Perché dunque punire tutti i tifosi? «Per dare un segnale forte», per dare una lezione. È un principio pericoloso, che sostituisce alla giustizia basata sul diritto l’arbitrio dettato dal sentimento dominante, o perlomeno il sentimento dettato dai media e da chi li controlla. Non a caso la vicenda dei buu a Koulibaly ha predominato nei giornali sull’altro caso di cronaca legato a Inter-Napoli – oggettivamente più grave -, ovvero la battaglia andata in scena prima della partita nei dintorni di San Siro, quando gruppi organizzati di ultras dell’Inter, del Varese e del Nizza hanno assaltato una carovana di tifosi napoletani, peraltro già pronti a rispondere per le rime: un tifoso dell’Inter ci ha rimesso la vita, sotto le ruote di un Suv.
Lungi da noi giustificare o minimizzare certi comportamenti delle curve, ma abbiamo l’impressione che la vicenda di Koulibaly sia tornata buona nel contesto di una narrazione dell’Italia come paese razzista, soprattutto da quando c’è un certo ministro dell’Interno. Diciamo che è anche più di un’impressione, leggendo certi editoriali, tra i quali va segnalato per eccesso di delirio almeno quello di Francesco Merlo su Repubblica, che arriva ad accostare Koulibaly al sindaco di Riace Mimmo Lucano, praticamente proclamati sul campo martiri gemelli, caduti vittima di questa ondata razzista salviniana. Ed è più di un’impressione anche considerando le decisioni del giudice sportivo: lo scorso 2 ottobre, Juventus-Napoli, stessi cori contro i napoletani e buu contro Koulibaly erano costati alla società bianconera, la chiusura per un turno della sola curva degli ultras e una ammenda. Come giustificare dal punto di vista giuridico una pena così diversa per lo stesso identico misfatto contro la stessa squadra e lo stesso giocatore?
Solo il clima politico che si è creato può spiegarlo, un clima politico che tende a vedere razzismo ovunque, usando il razzismo come arma per colpire l’avversario politico. Non che non esistano anche episodi di razzismo vero e proprio intorno al calcio così come nella società, ma se tutto diventa razzismo niente lo è più. Soprattutto quando parliamo delle curve negli stadi, forse la categoria del tribalismo sarebbe in generale più appropriata. Se si è razzisti, lo si è contro ogni diverso, contro ogni nero o giallo o olivastro che sia. Allora perché gli stessi tifosi interisti che ululavano contro Koulibaly non hanno fischiato l’ingresso in campo per l’Inter nel secondo tempo del nero Keita al posto del bianco Perisic? Non dovrebbe essere forse un affronto togliere un “bianco” per mettere un “nero”? E invece no: dalla stessa curva interista solo applausi, al “bianco” e al “nero”. Certo, perché quello che conta è che il “nero” Keita fa parte della tribù Inter, mentre Koulibaly è della tribù “nemica”.

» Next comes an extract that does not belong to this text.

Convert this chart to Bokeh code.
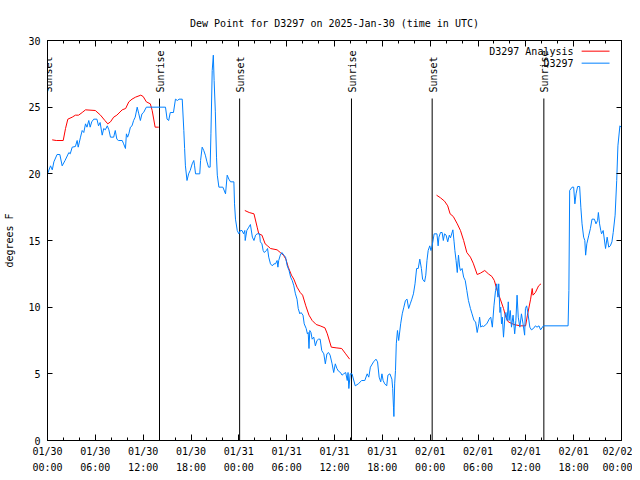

Poi, qualcuno dei grandi moralizzatori ci dovrebbe spiegare perché ci si straccia le vesti se un giocatore nero viene fischiato, mentre ad esempio i fischi, le urla e gli insulti che regolarmente colpiscono gli arbitri (e non solo) – e che includono regolarmente anche giudizi drastici sulla moralità delle donne nelle loro famiglie fino al terzo grado di parentela – passano inosservati.
La realtà è che c’è un tifo passionale, acceso, che comprende anche gli sfottò per gli avversari, che è parte del gioco, ed è anche il bello. Poi c’è evidentemente una ingiustificabile ignoranza e anche un’imbecillità in parte del tifo, e a dirla tutta c’è anche una inaccettabile tolleranza delle società di calcio e delle autorità verso le frange più violente. Ma pretendere di bollare tutto come razzismo per evidenti scopi politici non può che peggiorare il problema.